2) Working with what you have (Quality not Quantity)
King Shaka wasn’t gifted with a lot of followers at the start. He showed everything a leader needed to work with the barest minimum. In fact, the population of Nwandwe was more than the fighters Shaka initially controlled when he dethroned his brother.
The king worked with the numbers he was given up until he combined forces with the Mathethwa Empire. King Shaka kept multiplying his forces by conquering small tribes & eventually everyone felt terrorized. A leader works with what he has and makes the best out of it.
3) Be Disciplined
The King had the habit of reminding his soldiers what would happen to them or their families if they did not do well in battle. That way he created a dogged desire in the hearts of his people to always do their best. If a man was observed showing the slightest hesitation about approaching enemy lines, he would be executed even before the end of the battle. And if a regiment were to be defeated by any means, soldiers go back home to find that their belongings or families have been dealt with. This ensured that the Zulu soldiers hardly lost a fight or ran away during one.
This is discipline, maybe not the right way to instill it. The King as earlier stated ruled with an iron fist and he was disciplined. A leader mustn’t be aggressive but he must be disciplined, and it must show in his followers. This was one of the leadership skills shown by King Shaka Zulu.

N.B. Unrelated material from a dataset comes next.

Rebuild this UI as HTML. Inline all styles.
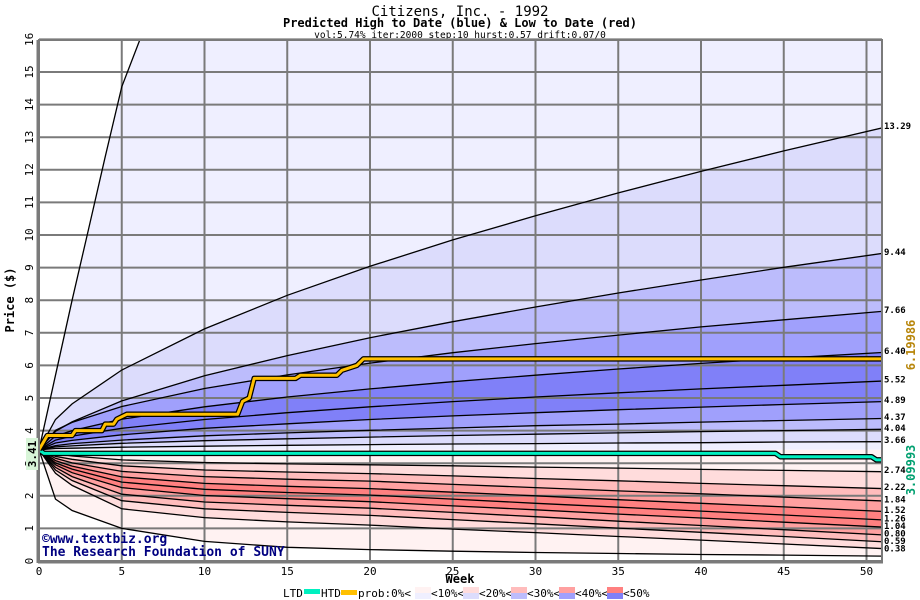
<!DOCTYPE html>
<html><head><meta charset="utf-8"><style>
html,body{margin:0;padding:0;background:#fff;}
svg{display:block;font-family:"DejaVu Sans Mono","Liberation Mono",monospace;}
</style></head><body>
<svg id="chart" width="920" height="600" viewBox="0 0 920 600" xmlns="http://www.w3.org/2000/svg">
<text x="460" y="16" text-anchor="middle" font-size="14">Citizens, Inc. - 1992</text>
<text x="460" y="27" text-anchor="middle" font-size="12" font-weight="bold">Predicted High to Date (blue) &amp;  Low to Date (red)</text>
<text x="460" y="38" text-anchor="middle" font-size="9.5">vol:5.74% iter:2000 step:10 hurst:0.57 drift:0.07/0</text>
<g id="fills"></g>
<g id="grid"></g>
<g id="lines"></g>
<g id="series"></g>
<g id="axes"></g>
<text x="14" y="300" font-size="12" font-weight="bold" text-anchor="middle" transform="rotate(-90 14 300)">Price ($)</text>
<text x="460" y="583" font-size="12" font-weight="bold" text-anchor="middle">Week</text>
<g fill="#000080" font-weight="bold" font-size="13">
<text x="42" y="543">©www.textbiz.org</text>
<text x="42" y="556">The Research Foundation of SUNY</text>
</g>
<g id="legend" font-size="11"></g>
</svg>
<script>
const weeks=[0,1,2,5,10,15,20,25,30,35,40,45,51];
const maxWeeks=[0,1,2,3,4,5,6.1,51];
const maxVals=[3.41,5.7,8.0,10.2,12.4,14.55,16,16];
const up1329=[3.41,4.34,4.82,5.86,7.12,8.15,9.04,9.85,10.59,11.29,11.95,12.58,13.29];
const up944=[3.41,3.98,4.27,4.91,5.68,6.30,6.85,7.34,7.79,8.22,8.62,9.01,9.44];
const up766=[3.41,4.01,4.25,4.74,5.29,5.71,6.07,6.39,6.67,6.93,7.18,7.40,7.66];
const up640=[3.41,3.83,4.00,4.35,4.73,5.03,5.28,5.50,5.70,5.89,6.06,6.22,6.40];
const up552=[3.41,3.71,3.83,4.07,4.34,4.55,4.73,4.89,5.03,5.16,5.28,5.39,5.52];
const up489=[3.41,3.62,3.70,3.87,4.07,4.21,4.34,4.45,4.55,4.64,4.72,4.80,4.89];
const up437=[3.41,3.54,3.60,3.71,3.84,3.93,4.01,4.08,4.15,4.20,4.26,4.31,4.37];
const up404=[3.41,3.50,3.53,3.61,3.69,3.75,3.80,3.85,3.89,3.93,3.97,4.00,4.04];
const up366=[3.41,3.45,3.46,3.49,3.52,3.55,3.57,3.59,3.60,3.62,3.63,3.65,3.66];
const median=[3.41,3.41,3.41,3.41,3.41,3.41,3.41,3.41,3.41,3.41,3.41,3.41,3.41];
const lo274=[3.41,3.29,3.22,3.10,3.02,2.98,2.95,2.92,2.88,2.85,2.81,2.78,2.74];
const lo222=[3.41,3.21,3.12,2.92,2.79,2.73,2.68,2.61,2.53,2.46,2.38,2.31,2.22];
const lo184=[3.41,3.15,3.01,2.75,2.59,2.51,2.45,2.35,2.25,2.15,2.06,1.96,1.84];
const lo152=[3.41,3.08,2.91,2.58,2.38,2.29,2.22,2.11,2.00,1.88,1.77,1.66,1.52];
const lo126=[3.41,3.01,2.82,2.42,2.20,2.10,2.02,1.90,1.77,1.65,1.53,1.41,1.26];
const lo104=[3.41,2.95,2.71,2.25,2.01,1.91,1.82,1.69,1.57,1.44,1.32,1.19,1.04];
const lo080=[3.41,2.87,2.59,2.05,1.81,1.71,1.62,1.49,1.36,1.22,1.09,0.96,0.80];
const lo059=[3.41,2.79,2.47,1.85,1.60,1.49,1.40,1.27,1.14,1.01,0.88,0.75,0.59];
const lo038=[3.41,2.69,2.32,1.60,1.33,1.20,1.10,0.98,0.87,0.75,0.64,0.52,0.38];
const minVals=[3.41,1.9,1.55,1.0,0.6,0.42,0.35,0.30,0.26,0.23,0.20,0.18,0.15];
const endLabels=["13.29","9.44","7.66","6.40","5.52","4.89","4.37","4.04","3.66","2.74","2.22","1.84","1.52","1.26","1.04","0.80","0.59","0.38"];
const htdWeeks=[0,0.5,2,2.2,3.8,4.0,4.5,4.7,5.3,12,12.3,12.7,13.0,15.5,15.8,18,18.3,19.2,19.6,51];
const htdVals=[3.41,3.85,3.85,4.0,4.0,4.2,4.2,4.35,4.5,4.5,4.9,5.0,5.6,5.6,5.7,5.7,5.85,6.0,6.2,6.2];
const ltdWeeks=[0,0.3,44.5,44.8,50.3,50.6,51];
const ltdVals=[3.41,3.30,3.30,3.20,3.20,3.10,3.10];
const xTicks=[0,5,10,15,20,25,30,35,40,45,50];
const yTicks=[0,1,2,3,4,5,6,7,8,9,10,11,12,13,14,15,16];
const endVals=[13.29,9.44,7.66,6.40,5.52,4.89,4.37,4.04,3.66,2.74,2.22,1.84,1.52,1.26,1.04,0.80,0.59,0.38];

const NS="http://www.w3.org/2000/svg";
const X0=39,XS=16.55,Y0=561,YS=32.6,XR=882,YT=40;
const xs=w=>X0+w*XS, ys=v=>Y0-v*YS;
function mk(tag,attrs,parent){const e=document.createElementNS(NS,tag);for(const k in attrs)e.setAttribute(k,attrs[k]);parent.appendChild(e);return e;}
const svg=document.getElementById('chart');
const defs=mk('defs',{},svg);
const cp=mk('clipPath',{id:'plotclip'},defs);
mk('rect',{x:X0,y:YT,width:XR-X0,height:Y0-YT},cp);
const fills=document.getElementById('fills'),grid=document.getElementById('grid'),lines=document.getElementById('lines'),series=document.getElementById('series'),axes=document.getElementById('axes');
fills.setAttribute('clip-path','url(#plotclip)');lines.setAttribute('clip-path','url(#plotclip)');series.setAttribute('clip-path','url(#plotclip)');
const pts=(wk,vals)=>wk.map((w,i)=>xs(w).toFixed(1)+','+ys(vals[i]).toFixed(1));
function band(wa,a,wb,b,color,name){
  const p=pts(wa,a).concat(pts(wb,b).reverse());
  const el=mk('polygon',{points:p.join(' '),fill:color},fills);
  
  
}
band(maxWeeks,maxVals,weeks,up1329,'#efefff','band-upper-0');
const ups=[up1329,up944,up766,up640,up552,up489,up437,up404,up366,median];
const upCols=['#dcdcfc','#bcbcfc','#a0a0fc','#8080f8','#8080f8','#a0a0fc','#bcbcfc','#dcdcfc','#efefff'];
for(let i=0;i<9;i++)band(weeks,ups[i],weeks,ups[i+1],upCols[i],'band-upper-'+(i+1));
const los=[median,lo274,lo222,lo184,lo152,lo126,lo104,lo080,lo059,lo038,minVals];
const loCols=['#fff2f2','#ffdcdc','#ffbcbc','#ffa0a0','#ff8080','#ff8080','#ffa0a0','#ffbcbc','#ffdcdc','#fff2f2'];
for(let i=0;i<10;i++)band(weeks,los[i],weeks,los[i+1],loCols[i],'band-lower-'+(i+1));
xTicks.forEach(t=>{if(t===0)return;const l=mk('line',{x1:xs(t),x2:xs(t),y1:YT,y2:Y0,stroke:'#7a7a7a','stroke-width':2},grid);

});
yTicks.forEach(t=>{if(t===0)return;const l=mk('line',{x1:X0,x2:XR,y1:ys(t),y2:ys(t),stroke:'#7a7a7a','stroke-width':2},grid);

});
function pl(wk,vals,name){const e=mk('polyline',{points:pts(wk,vals).join(' '),fill:'none',stroke:'#000','stroke-width':1.3},lines);

}
pl(maxWeeks,maxVals,'max-line');
[up1329,up944,up766,up640,up552,up489,up437,up404,up366,lo274,lo222,lo184,lo152,lo126,lo104,lo080,lo059,lo038].forEach((a,i)=>pl(weeks,a,'percentile-line-'+endLabels[i]));
pl(weeks,minVals,'min-line');
function ser(wk,vals,col,name){const p=pts(wk,vals).join(' ');
mk('polyline',{points:p,fill:'none',stroke:'#000','stroke-width':5.5,'stroke-linejoin':'round'},series);
const e=mk('polyline',{points:p,fill:'none',stroke:col,'stroke-width':3,'stroke-linejoin':'round'},series);

}
ser(ltdWeeks,ltdVals,'#00f0c0','ltd-line');
ser(htdWeeks,htdVals,'#ffc000','htd-line');
mk('rect',{x:X0,y:YT,width:XR-X0,height:Y0-YT,fill:'none',stroke:'#7a7a7a','stroke-width':2},axes);
mk('line',{x1:X0-1,x2:X0-1,y1:YT,y2:Y0+2,stroke:'#7a7a7a','stroke-width':3},axes);
mk('line',{x1:X0-1,x2:XR+1,y1:Y0+1,y2:Y0+1,stroke:'#7a7a7a','stroke-width':3},axes);
xTicks.forEach(t=>{const e=mk('text',{x:xs(t),y:575,'font-size':11,'text-anchor':'middle'},axes);e.textContent=t;

});
yTicks.forEach(t=>{const x=33,y=ys(t);const e=mk('text',{x:x,y:y,'font-size':11,'text-anchor':'middle',transform:`rotate(-90 ${x} ${y})`},axes);e.textContent=t;

});
let lastY=-100;
endVals.forEach((v,i)=>{let y=ys(v)-1;if(y<lastY+7.5)y=lastY+7.5;lastY=y;
const e=mk('text',{x:884,y:y,'font-size':9,'font-weight':'bold','dominant-baseline':'middle'},axes);e.textContent=endLabels[i];

});
const sr=mk('rect',{x:26,y:438,width:12,height:32,fill:'#d8f5d8'},axes);


const st=mk('text',{x:36,y:454,'font-size':11,'font-weight':'bold','text-anchor':'middle',fill:'#000',transform:'rotate(-90 36 454)'},axes);st.textContent='3.41';


const h1=mk('text',{x:915,y:345,'font-size':12,'font-weight':'bold','text-anchor':'middle',fill:'#b8860b',transform:'rotate(-90 915 345)'},axes);h1.textContent='6.19986';


const l1=mk('text',{x:915,y:470,'font-size':12,'font-weight':'bold','text-anchor':'middle',fill:'#00a070',transform:'rotate(-90 915 470)'},axes);l1.textContent='3.09993';


const lg=document.getElementById('legend');
function lt(x,s,name){const e=mk('text',{x:x,y:597},lg);e.textContent=s;

}
lt(283,'LTD','legend-ltd-label');
mk('rect',{x:304,y:589,width:16,height:5,fill:'#00f0c0'},lg);
lt(321,'HTD','legend-htd-label');
mk('rect',{x:341,y:590,width:16,height:5,fill:'#ffc000'},lg);
lt(358,'prob:0%<','legend-prob-label');
const pinks=['#fff2f2','#ffdcdc','#ffbcbc','#ffa0a0','#ff8080'];
const blues=['#efefff','#dcdcfc','#bcbcfc','#a0a0fc','#8080f8'];
const labs=['<10%<','<20%<','<30%<','<40%<','<50%'];
let lx=415;
for(let i=0;i<5;i++){mk('rect',{x:lx,y:587,width:16,height:6,fill:pinks[i]},lg);mk('rect',{x:lx,y:593,width:16,height:6,fill:blues[i]},lg);
lt(lx+16,labs[i],'legend-band-'+i);lx+=48;}
</script>
</body></html>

4) Understand the term “Unity”
If there was one thing the King understood and kept preaching to his people, it would be the concept of unity. King Shaka Zulu spread the word to his people endlessly about how they could become more powerful by conquering other cities and taking control. This method amassed more Zulu forces. The ones that wanted to survive joined him and the ones that preferred death over loyalty joined their ancestors. King Shaka understood that he could not take a small army across South Africa so he divided and conquered, using unity as a tool for conquest. King Shaka Zulu certainly understood that a leader must recognize that more can be achieved together.
5) Nothing is impossible
From being an illegitimate son to a King, verily King Shaka didn’t believe in impossibilities, why should you? He was made to stay with his mother and not even grow as an heir to the throne. He came back with an army to lay a bloodless coup. No matter what happens, a leader must understand that everything could change and nothing is impossible. Not for King Shaka Zulu and definitely not for you.
6) Be Tough & Train Your Followers To Be Like You
It is reported that King Shaka Zulu made his fighters walk barefooted through raids. And those who refused to go without sandals were killed. King Shaka was also reported to drill his troops, in marches that could cover more than 80 kilometers a day. He also drilled his soldiers to carry out encirclement tactics.
Some reports debunked these details, we do know that King Shaka was a tough monarch who trained his warriors in the same manner. Every Zulu warrior represented the King well in battle. A leader must do the same to make sure his followers know what he knows, maybe not everything. But a follower must be able to represent the boss in his absence. This protects both the leader and what he stands for.
Some might say King Shaka Zulu was a terrible king due to his level of brutality for both his enemies and his people. But there’s a lot we can learn from a villain. The leadership skills shown by King Shaka Zulu could come in handy in the modern world. Maybe in a less brutal manner, but make no mistake Shaka Zulu was a chief, a military head, a king, and one of the most influential monarchs of all time in the Zulu Kingdom. Shaka Zulu was a leader.